Hay algo que llamó singularmente nuestra atención en cada uno de los once capítulos en que están repartidas las cuatrocientas cuarenta y cinco páginas de la edición publicada por la editora Alfaguara. Me refiero al tema de la familia. Gunter evidencia el protagonismo materno en la formación de su personalidad y hábitos. Da bastante crédito a las enseñanzas y consejos provenientes de su progenitora sin menospreciar las de su padre y demás allegados. Cuando el jovenzuelo se alistó en el ejército del Furher su madre se negó a acompañarlo a la estación de tren.
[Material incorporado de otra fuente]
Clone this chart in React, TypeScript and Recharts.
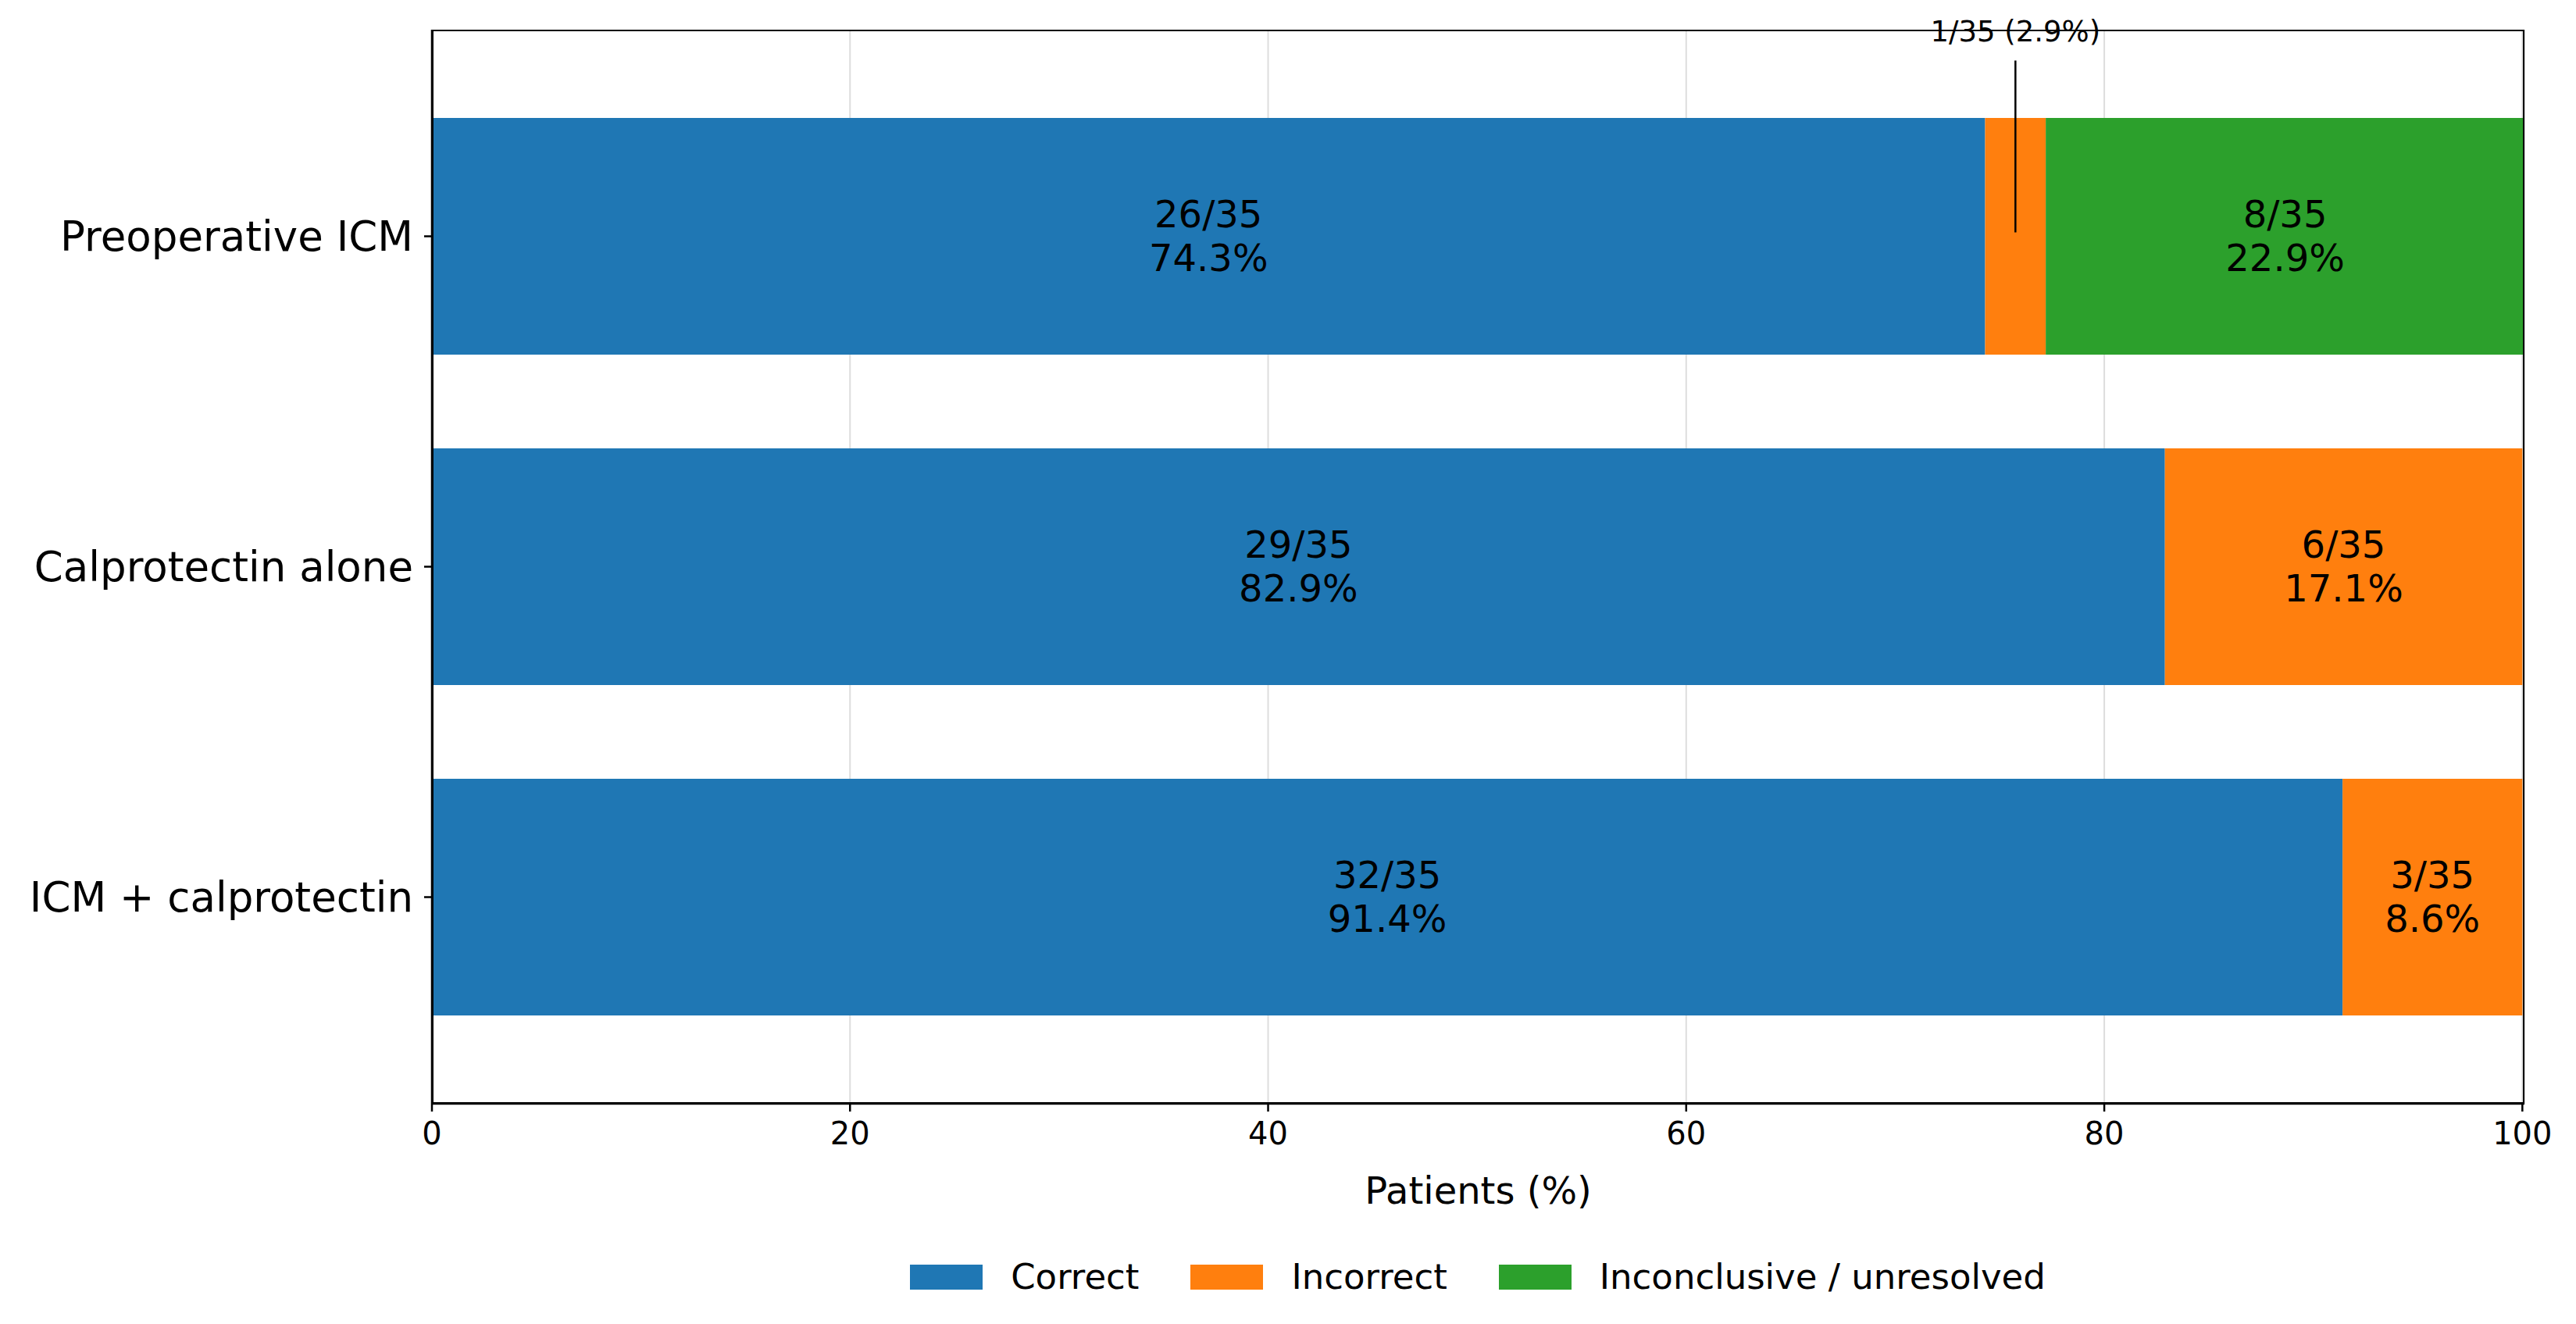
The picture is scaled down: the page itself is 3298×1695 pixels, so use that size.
import { BarChart, Bar, XAxis, YAxis, CartesianGrid, LabelList } from "recharts";

const categories = ["Preoperative ICM", "Calprotectin alone", "ICM + calprotectin"];
const correctPct = [74.3, 82.9, 91.4];
const incorrectPct = [2.9, 17.1, 8.6];
const inconclusivePct = [22.9, 0, 0];
const correctN = [26, 29, 32];
const incorrectN = [1, 6, 3];
const inconclusiveN = [8, 0, 0];
const total = 35;
const xTicks = [0, 20, 40, 60, 80, 100];

const FONT = "DejaVu Sans, sans-serif";
const COLORS = { correct: "#1f77b4", incorrect: "#ff7f0e", inconclusive: "#2ca02c" };

const data = categories.map((name, i) => ({
  name,
  correct: correctPct[i],
  incorrect: incorrectPct[i],
  inconclusive: inconclusivePct[i],
  correctN: correctN[i],
  incorrectN: incorrectN[i],
  inconclusiveN: inconclusiveN[i],
}));

function makeLabel(countKey: "correctN" | "incorrectN" | "inconclusiveN", pctKey: "correct" | "incorrect" | "inconclusive") {
  return (props: any) => {
    const { x, y, width, height, index } = props;
    const row = data[index];
    const pct = row[pctKey];
    const n = row[countKey];
    if (!pct) return null;
    const cx = x + width / 2;
    const cy = y + height / 2;
    if (pct < 5) {
      return (
        <g>
          <line x1={cx} y1={cy - 5} x2={cx} y2={cy - 225} stroke="#000" strokeWidth={2.5} />
          <text x={cx} y={cy - 262} textAnchor="middle" dominantBaseline="central" fontSize={37} fontFamily={FONT} fill="#000">
            {`${n}/${total} (${pct.toFixed(1)}%)`}
          </text>
        </g>
      );
    }
    return (
      <text x={cx} textAnchor="middle" fontSize={48} fontFamily={FONT} fill="#000">
        <tspan x={cx} y={cy - 12}>{`${n}/${total}`}</tspan>
        <tspan x={cx} y={cy + 44}>{`${pct.toFixed(1)}%`}</tspan>
      </text>
    );
  };
}

const legendItems = [
  { label: "Correct", color: COLORS.correct },
  { label: "Incorrect", color: COLORS.incorrect },
  { label: "Inconclusive / unresolved", color: COLORS.inconclusive },
];

export default function App() {
  return (
    <div style={{ position: "relative", width: 3282 }}>
      <BarChart
        width={3282}
        height={1560}
        data={data}
        layout="vertical"
        margin={{ top: 30, right: 58, left: 20, bottom: 5 }}
        barCategoryGap={0}
      >
        <CartesianGrid horizontal={false} stroke="#dddddd" strokeWidth={2} />
        <XAxis
          type="number"
          domain={[0, 100]}
          ticks={xTicks}
          height={150}
          tickSize={10}
          tickMargin={14}
          tick={{ fontSize: 40, fontFamily: FONT, fill: "#000" }}
          axisLine={{ stroke: "#000", strokeWidth: 2.5 }}
          tickLine={{ stroke: "#000", strokeWidth: 2.5 }}
          label={{ value: "Patients (%)", position: "insideBottom", offset: 22, fontSize: 48, fontFamily: FONT, fill: "#000" }}
        />
        <YAxis
          type="category"
          dataKey="name"
          width={525}
          padding={{ top: 53, bottom: 53 }}
          tickSize={10}
          tickMargin={14}
          tick={{ fontSize: 53, fontFamily: FONT, fill: "#000" }}
          axisLine={{ stroke: "#000", strokeWidth: 2.5 }}
          tickLine={{ stroke: "#000", strokeWidth: 2.5 }}
        />
        <Bar dataKey="correct" stackId="a" fill={COLORS.correct} barSize={303} isAnimationActive={false}>
          <LabelList dataKey="correct" content={makeLabel("correctN", "correct")} />
        </Bar>
        <Bar dataKey="incorrect" stackId="a" fill={COLORS.incorrect} barSize={303} isAnimationActive={false}>
          <LabelList dataKey="incorrect" content={makeLabel("incorrectN", "incorrect")} />
        </Bar>
        <Bar dataKey="inconclusive" stackId="a" fill={COLORS.inconclusive} barSize={303} isAnimationActive={false}>
          <LabelList dataKey="inconclusive" content={makeLabel("inconclusiveN", "inconclusive")} />
        </Bar>
      </BarChart>
      <div
        style={{
          position: "absolute",
          left: 545,
          top: 30,
          width: 2679,
          height: 1375,
          boxSizing: "border-box",
          border: "2.5px solid #000",
          pointerEvents: "none",
        }}
      />
      <div
        style={{
          display: "flex",
          justifyContent: "center",
          gap: 66,
          fontFamily: FONT,
          fontSize: 45,
          paddingLeft: 486,
          marginTop: 40,
        }}
      >
        {legendItems.map((it) => (
          <div key={it.label} style={{ display: "flex", alignItems: "center", gap: 36 }}>
            <div style={{ width: 93, height: 32, background: it.color }} />
            <span>{it.label}</span>
          </div>
        ))}
      </div>
    </div>
  );
}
La despedida es contada por el novelista de “A paso de cangrejo” de este modo: «Más baja que yo, me abrazó en el cuarto de estar, como esfumada entre el piano y el reloj de pie: Con tal de que vuelvas sano y salvo…Te mandan a la muerte…»

Las calamidades de la guerra se pueden graficar cuando se leen párrafos tristes pero literariamente bellos como el siguiente: «Para todos los que vivieron, aquel invierno que comenzó tan pronto, a finales de noviembre, fue inolvidable… En las ciudades escaseaban lugares donde la gente pudiera calentarse. El transporte de carbón y coque se paralizó. Los que tenían frío se morían de hambre, los que tenían hambre se morían de frío».

En la postrimería de la obra explica los dolores de su madre que padecía cáncer, el cual había sido irradiado en sesiones múltiples y secuenciales. Mientras el poeta dominicano Osvaldo Bazil se inspira en su amante y escribe su poema Ella, Gunter Grass lo hace en prosa de esta hermosa manera para referirse a su adorada mamá: «ella, que tocaba con todos los dedos lentamente obras que se deslizaban en el piano y que, para mí, colocaba lomo con lomo libros que ella no leía, ella, de cuyos tres hermanos sólo quedó lo que apenas llenaba una maleta mediana, y que veía a sus hermanos seguir viviendo en mi… ella, que echaba para mí azúcar en la yema de huevo, ella que se reía cuando yo mordía el jabón, ella, que creía en mí, su niño de la suerte  por lo que abría siempre por el mismo sitio el informe anual de la Academia de Bellas Artes, ella, que a mí, su hijito, se lo dio todo y del que recibió poco, ella que es mi valle de alegrías y lágrimas y que, en cuanto escribía como antes y escribo ahora, sigue mirando tras su muerte por encima de mi hombro y dice <<borra eso, es feo>>  pero sólo rara vez le hacía caso y, si lo hacía, demasiado tarde, ella, que me dio luz con dolores y con dolores me liberó al morir, para que escribiera y escribiera, ella, a la que, en papel todavía blanco, quisiera besar hasta despertarla, para que se viniera conmigo, sólo conmigo de viaje y viera cosas bonitas, sólo bonitas y pudiera decir por fin: <<Que haya podido ver todavía eso, tan bonito, tan bonito…>>, ella, mi madre, murió el 24 de enero de 1954. Yo, sin embargo, la lloré más tarde, mucho más tarde».

Se cierra el libro con este breve y reflexivo párrafo final: «Así viví en adelante, de página en página y entre libro y libro. Sin embargo, permanecí interiormente rico en figuras. Pero para hablar de eso faltan cebollas y ganas».